5. Concentrez-vous sur les indécis
Dans une lutte à trois comme c'est le cas dans la présente campagne, la différence entre une victoire et une défaite réside
dans la capacité qu'a un chef de parti de séduire les mous et les indécis.
Les « branleurs dans le manche » ont le profil suivant : ils s'intéressent peu à la politique,
ils regardent beaucoup la télévision et ils sont très sensibles aux
campagnes de dénigrement (publicité négative). Ils regardent aussi le débat des chefs pendant
une quinzaine de minutes.
En
début de campagne, ils composent parfois jusqu'à 30 % de l'électorat.
Et le jour de l’élection, ils font souvent pencher la
balance dans un sens ou dans l’autre.
6. Personnalisez votre discours
Que
ce soit à la télévision ou en personne, regardez vos électeurs dans les
yeux. Adressez-vous directement à eux sur le ton du « vous » et du « je
». Au besoin, recourez à l'histoire ou à l'anecdote pour étayer votre
propos.
Lorsque
Kennedy a gagné son débat contre Nixon en 1960, il ne s'adressait pas à son
adversaire, il parlait directement à la caméra. Nixon, au contraire,
s'acharnait à contredire Kennedy et semblait moins soucieux de
s'adresser directement aux électeurs.
7. Simplifiez à l'excès
N'expliquez
pas pourquoi il faut parfois attendre à l'urgence, efforcez-vous plutôt de
donner l'image de celui qui est le plus apte à comprendre et à résoudre
le problème. Il ne faut pas stimuler la pensée de l'électeur ; il faut
l'assister.
Employez
le langage de tous les jours. Les mots courants et les expressions
populaires sont meilleurs que les mots rares, et les mots courts sont
préférables aux mots longs.
Citez
des chiffres précis. La phrase « notre gouvernement a créé 100 000
emplois » est plus persuasive que « nous avons créé des milliers
d'emplois. »
Enfin, soyez vigoureux. Le débit doit être de 130 à 150 mots à la
minute. Au-dessus de ce seuil, la vitesse d'élocution entravera la bonne
compréhension de votre message. En-dessous, les silences trop fréquents
ennuieront votre audience.
8. Axez votre campagne sur un thème central
Exploitez
la différence qui distingue votre parti de ses concurrents et le fera
préférer le jour du scrutin. Rosser Reeves, le premier conseiller
politique de l'histoire moderne, maintient que tout candidat doit
proposer à l'électorat un argument unique, celui que les autres
candidats ne peuvent pas offrir.
Des exemples récents d'arguments
uniques : la souveraineté, la réingénierie de l’État, le
libre-échange, la corruption, etc.
9. Faites de la publicité et du Web
La
publicité et le Web (sites, médias sociaux, sites de réseautage, etc.)
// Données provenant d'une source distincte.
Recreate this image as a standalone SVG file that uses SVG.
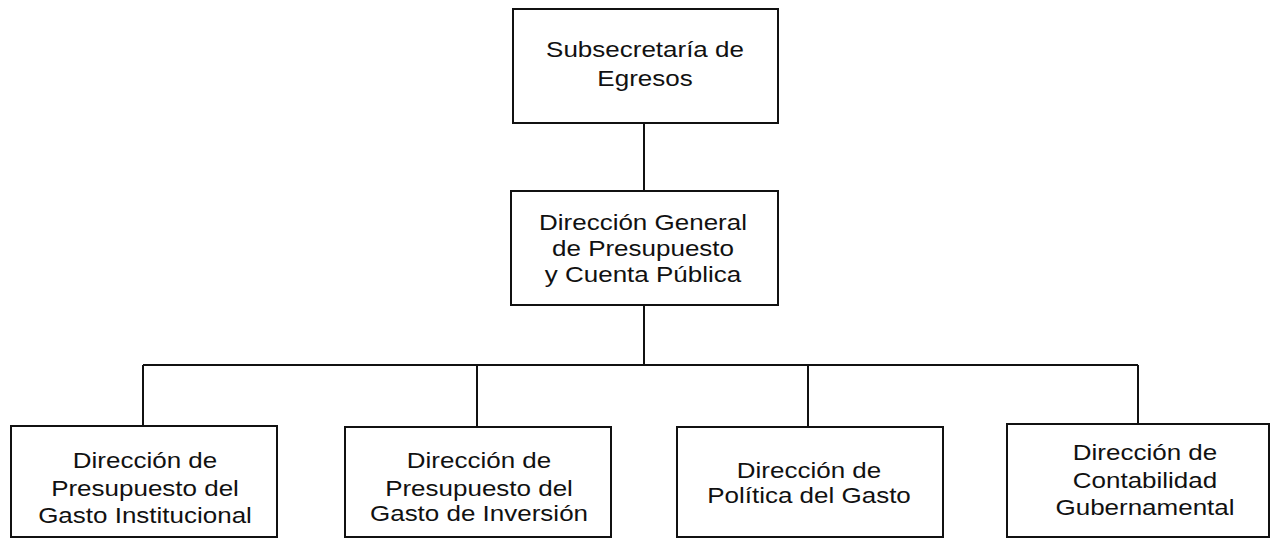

jouent un rôle important dans les campagnes électorales.
La publicité permet aux partis de
s’adresser directement aux électeurs sans passer par le filtre des
journalistes. Ce faisant, la publicité politique avec ses slogans, ses
affiches et ses spots TV contribue à façonner l'image que nous avons de
chacun des chefs.
Quant au Web, comme l'a montré avec brio Barack Obama en 2008,
les partis doivent désormais se positionner sur les médias sociaux.
Mine de rien, cela implique un changement d'approche fondamental en
communication politique : communication bidirectionnelle et non
unidirectionnelle. J'y reviendrai dans un prochain billet.
10. Un dernier conseil : préparez-vous sérieusement au débat des chefs
Depuis quelque temps, le débat constitue souvent la pièce de résistance de la plupart des campagnes politiques.
De nos jours, le débat a remplacé les assemblées. Il renforce
l'identification et il peut faire toute la différence, spécialement dans
le cas d'une campagne en plein milieu de l'été, comme c'est la
cas ici, avec en prime 4 débats et autant de chances de glisser sur une peau de banane.
Pour un, si Madame Marois veut devenir première ministre, elle devra donner la performance de sa carrière lorsqu'elle affrontera Monsieur Legault à l'antenne de TVA (débat un contre un).